▸ **Task requirements**
Reproduce exactly the opening lines of the listing, stopping after the line that contains "import plotly.graph_objects as go" and including it.

▸ **Information shown**

|---|

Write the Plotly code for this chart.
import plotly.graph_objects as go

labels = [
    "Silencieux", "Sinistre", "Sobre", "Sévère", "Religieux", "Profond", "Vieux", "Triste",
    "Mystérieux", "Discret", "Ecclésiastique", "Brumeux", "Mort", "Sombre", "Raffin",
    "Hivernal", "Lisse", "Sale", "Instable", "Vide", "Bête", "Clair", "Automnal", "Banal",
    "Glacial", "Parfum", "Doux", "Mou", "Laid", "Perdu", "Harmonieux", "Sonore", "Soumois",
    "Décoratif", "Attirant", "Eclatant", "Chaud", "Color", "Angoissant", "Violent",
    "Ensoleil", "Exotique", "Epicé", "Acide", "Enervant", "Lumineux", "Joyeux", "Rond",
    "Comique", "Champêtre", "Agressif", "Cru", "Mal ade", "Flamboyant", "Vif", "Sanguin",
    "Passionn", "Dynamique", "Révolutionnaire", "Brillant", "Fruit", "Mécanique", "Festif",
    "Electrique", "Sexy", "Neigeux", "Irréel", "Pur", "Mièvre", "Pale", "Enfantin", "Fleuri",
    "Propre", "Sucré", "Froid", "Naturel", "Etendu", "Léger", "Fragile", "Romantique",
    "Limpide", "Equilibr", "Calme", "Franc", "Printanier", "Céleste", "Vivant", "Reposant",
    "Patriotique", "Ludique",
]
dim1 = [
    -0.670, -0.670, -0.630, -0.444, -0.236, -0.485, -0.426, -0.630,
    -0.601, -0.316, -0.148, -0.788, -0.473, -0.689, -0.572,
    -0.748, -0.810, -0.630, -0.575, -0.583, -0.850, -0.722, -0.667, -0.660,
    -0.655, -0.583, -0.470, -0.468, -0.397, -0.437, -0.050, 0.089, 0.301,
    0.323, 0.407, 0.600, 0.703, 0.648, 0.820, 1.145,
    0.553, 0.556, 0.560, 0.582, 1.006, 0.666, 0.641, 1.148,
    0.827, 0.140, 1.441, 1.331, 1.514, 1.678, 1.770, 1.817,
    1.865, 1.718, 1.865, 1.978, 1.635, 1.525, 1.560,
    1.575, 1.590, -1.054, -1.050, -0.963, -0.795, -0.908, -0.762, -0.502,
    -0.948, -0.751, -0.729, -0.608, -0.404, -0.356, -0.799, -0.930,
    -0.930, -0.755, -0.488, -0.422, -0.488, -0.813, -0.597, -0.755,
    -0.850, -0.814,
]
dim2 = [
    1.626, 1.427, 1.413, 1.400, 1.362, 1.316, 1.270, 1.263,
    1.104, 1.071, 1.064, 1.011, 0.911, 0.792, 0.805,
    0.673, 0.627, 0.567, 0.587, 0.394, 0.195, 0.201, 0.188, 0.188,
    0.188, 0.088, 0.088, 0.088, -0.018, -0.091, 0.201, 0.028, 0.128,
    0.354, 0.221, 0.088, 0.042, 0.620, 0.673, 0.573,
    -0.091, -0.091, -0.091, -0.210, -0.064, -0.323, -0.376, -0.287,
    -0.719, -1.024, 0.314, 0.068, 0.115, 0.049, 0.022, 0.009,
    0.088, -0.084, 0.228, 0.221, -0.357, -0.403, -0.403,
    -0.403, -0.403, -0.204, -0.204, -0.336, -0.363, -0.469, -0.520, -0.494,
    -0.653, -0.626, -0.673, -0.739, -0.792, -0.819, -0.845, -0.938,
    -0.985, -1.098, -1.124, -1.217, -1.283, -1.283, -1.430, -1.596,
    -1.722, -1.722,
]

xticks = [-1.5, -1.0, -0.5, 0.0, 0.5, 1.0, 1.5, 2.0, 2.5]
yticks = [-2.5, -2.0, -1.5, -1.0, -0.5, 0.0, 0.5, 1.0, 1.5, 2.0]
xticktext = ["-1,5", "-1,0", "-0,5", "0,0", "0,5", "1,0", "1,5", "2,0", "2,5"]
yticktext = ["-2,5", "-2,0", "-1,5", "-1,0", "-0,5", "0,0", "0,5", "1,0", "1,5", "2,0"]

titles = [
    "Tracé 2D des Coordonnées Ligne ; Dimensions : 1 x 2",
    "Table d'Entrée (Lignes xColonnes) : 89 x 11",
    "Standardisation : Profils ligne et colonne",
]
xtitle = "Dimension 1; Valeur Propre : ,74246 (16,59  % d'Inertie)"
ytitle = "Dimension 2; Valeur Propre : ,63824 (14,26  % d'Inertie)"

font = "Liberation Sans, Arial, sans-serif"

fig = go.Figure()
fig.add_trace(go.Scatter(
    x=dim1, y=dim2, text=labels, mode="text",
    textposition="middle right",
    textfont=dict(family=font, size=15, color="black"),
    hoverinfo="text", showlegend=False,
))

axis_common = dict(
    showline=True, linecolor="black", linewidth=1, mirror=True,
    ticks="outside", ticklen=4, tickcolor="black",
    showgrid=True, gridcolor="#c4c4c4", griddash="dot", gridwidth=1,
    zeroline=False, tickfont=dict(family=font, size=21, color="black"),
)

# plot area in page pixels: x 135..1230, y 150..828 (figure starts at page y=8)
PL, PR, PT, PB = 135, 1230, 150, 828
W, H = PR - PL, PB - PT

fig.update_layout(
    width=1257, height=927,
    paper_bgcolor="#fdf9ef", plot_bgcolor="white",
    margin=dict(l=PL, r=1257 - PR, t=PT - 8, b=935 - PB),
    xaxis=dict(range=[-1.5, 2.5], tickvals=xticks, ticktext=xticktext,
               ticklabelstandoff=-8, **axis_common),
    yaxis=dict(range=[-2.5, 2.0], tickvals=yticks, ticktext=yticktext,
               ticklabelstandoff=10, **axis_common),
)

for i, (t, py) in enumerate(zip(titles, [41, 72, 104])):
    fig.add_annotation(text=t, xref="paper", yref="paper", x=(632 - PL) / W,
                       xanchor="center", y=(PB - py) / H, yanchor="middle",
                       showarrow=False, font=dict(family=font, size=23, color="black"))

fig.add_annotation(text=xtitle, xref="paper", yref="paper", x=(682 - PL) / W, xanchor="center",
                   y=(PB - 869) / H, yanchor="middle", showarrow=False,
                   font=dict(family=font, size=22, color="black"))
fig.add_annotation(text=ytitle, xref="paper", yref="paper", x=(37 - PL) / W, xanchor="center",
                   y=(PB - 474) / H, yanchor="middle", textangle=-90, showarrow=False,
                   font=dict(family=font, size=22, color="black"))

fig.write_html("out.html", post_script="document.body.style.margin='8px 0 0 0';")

|---|

▸ **Expected output**
Write the Plotly code for this chart.
import plotly.graph_objects as go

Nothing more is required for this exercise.